All of these generate backlinks when you publish. However, none of the above solutions were built keeping Obsidian in mind.
Gatsby Digital Garden was built to import and publish content from Roam. It also has a graph view. It displays transcluded text in backlinks when content is imported from Roam but not when content is authored elsewhere in markdown.
Simply Jekyll uses [[ ]] for wiki like links, and therefore can be used for publishing content authored in Obsidian. However, it also uses [[ ]] for many of its other nifty functionalities. So, you have to either let go of those functionalities or stop using Obsidian as the text editor. VS Code with Notecomplete plugin works. It is also the only one that has search built in. Check out https://www.raghuveer.net, personal blog site of the author of Simply Jekyll.
Gatsby Theme Brain does not provide either a graph view or even a list of topic. Also, it picks up topic title from the YAML frontmatter.
None of these currently support [[Actual Topic Title|Desired Display Text]] or [[Topic Title#Heading]] links. And I am not sure if any of these can be used to selectively publish topics.

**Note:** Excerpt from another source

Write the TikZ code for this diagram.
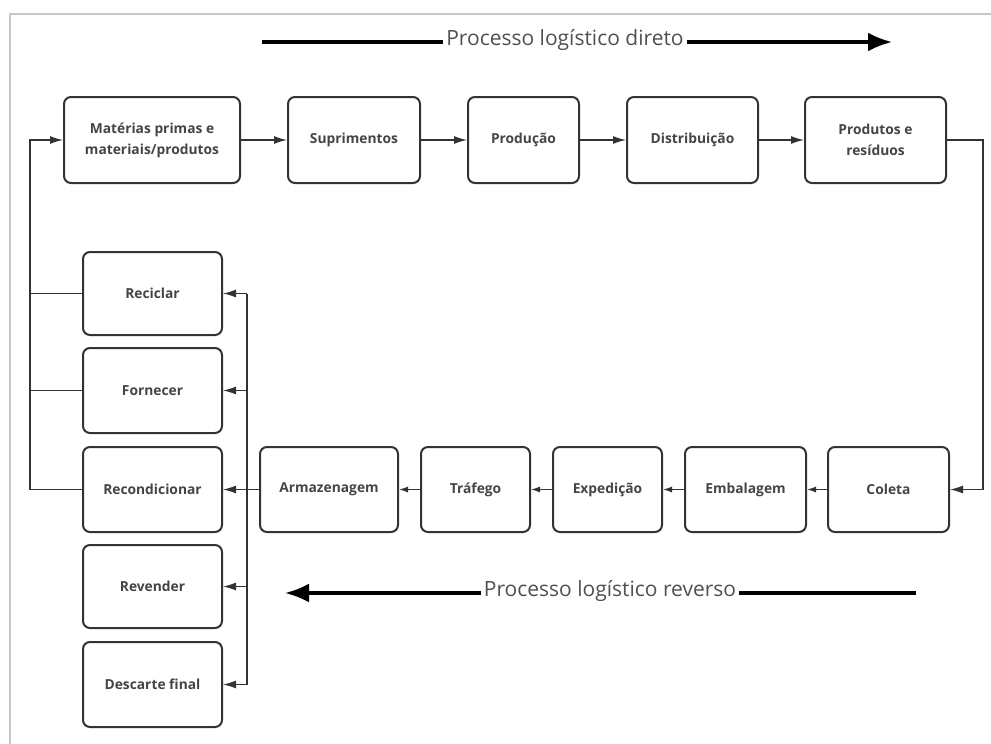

I just discovered a Git-based wiki static site generator, which seems to support [[]] links https://github.com/gollum/gollum/wiki#link-tag, an RSS feed of changes to the wiki https://github.com/gollum/gollum/wiki/5.0-release-notes#rss-feed, and many more features. I wonder if folks hosting their Obsidian vault in Git would be able to use this alongside it for an easy automatic publishing solution. The RSS feed is of particular interest to me because it means I could also make a newsletter out of it. Anyone more technical than me know if there’s a reason this wouldn’t work?
This is not exact solution to your query, but look forward to this potential solution:
I recently found Publii. It is an offline CMS (static site generator). But currently don’t support any of the Obsidian features (except markdown input). However, they say they are going to allow extending it through ‘Plugins’.

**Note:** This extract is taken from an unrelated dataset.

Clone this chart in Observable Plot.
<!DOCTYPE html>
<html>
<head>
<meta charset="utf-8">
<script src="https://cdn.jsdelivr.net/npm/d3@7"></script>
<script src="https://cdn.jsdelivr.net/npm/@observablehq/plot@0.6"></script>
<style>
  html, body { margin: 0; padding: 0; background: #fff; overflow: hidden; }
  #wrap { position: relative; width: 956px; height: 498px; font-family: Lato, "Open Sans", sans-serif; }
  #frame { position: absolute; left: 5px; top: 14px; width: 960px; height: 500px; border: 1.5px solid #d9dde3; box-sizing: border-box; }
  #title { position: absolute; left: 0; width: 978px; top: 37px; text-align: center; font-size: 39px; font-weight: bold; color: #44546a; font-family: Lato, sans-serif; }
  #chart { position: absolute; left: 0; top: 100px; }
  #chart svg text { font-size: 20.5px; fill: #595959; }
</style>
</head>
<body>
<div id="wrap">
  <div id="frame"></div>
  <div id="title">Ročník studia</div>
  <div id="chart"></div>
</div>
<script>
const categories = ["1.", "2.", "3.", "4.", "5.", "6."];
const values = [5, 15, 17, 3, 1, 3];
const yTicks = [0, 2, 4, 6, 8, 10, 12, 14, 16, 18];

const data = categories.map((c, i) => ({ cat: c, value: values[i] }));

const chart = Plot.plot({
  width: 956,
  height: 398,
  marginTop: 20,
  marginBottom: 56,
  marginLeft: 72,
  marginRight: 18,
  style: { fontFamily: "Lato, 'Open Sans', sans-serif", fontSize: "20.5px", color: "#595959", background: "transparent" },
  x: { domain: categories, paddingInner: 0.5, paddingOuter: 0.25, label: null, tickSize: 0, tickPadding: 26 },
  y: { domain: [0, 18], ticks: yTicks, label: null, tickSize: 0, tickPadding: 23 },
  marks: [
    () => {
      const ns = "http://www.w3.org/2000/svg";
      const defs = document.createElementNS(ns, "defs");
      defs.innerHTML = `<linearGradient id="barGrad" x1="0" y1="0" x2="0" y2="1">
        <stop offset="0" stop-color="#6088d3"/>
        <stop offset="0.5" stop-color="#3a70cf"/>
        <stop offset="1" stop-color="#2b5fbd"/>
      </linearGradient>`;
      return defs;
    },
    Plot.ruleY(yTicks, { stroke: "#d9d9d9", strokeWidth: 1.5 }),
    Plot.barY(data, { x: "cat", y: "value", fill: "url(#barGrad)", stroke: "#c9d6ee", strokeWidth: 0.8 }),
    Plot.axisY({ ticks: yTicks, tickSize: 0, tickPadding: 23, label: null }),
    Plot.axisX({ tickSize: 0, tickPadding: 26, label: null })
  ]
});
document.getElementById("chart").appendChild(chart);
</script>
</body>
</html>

Hope, it will help us publish Obsidian Vaults through it. Btw, I raised an issue for this specific enhancement on their Github profile. It would be nice if more persons, encourage them to bring such plugin.
Unfortunately, GitHub Pages still only use the same old list of plugins that are allowed, and any plugins (like simply-jekyll) are disabled for GH Pages.
Netlify is definitely the go-to option I hear from people who want to use Obsidian for publishing.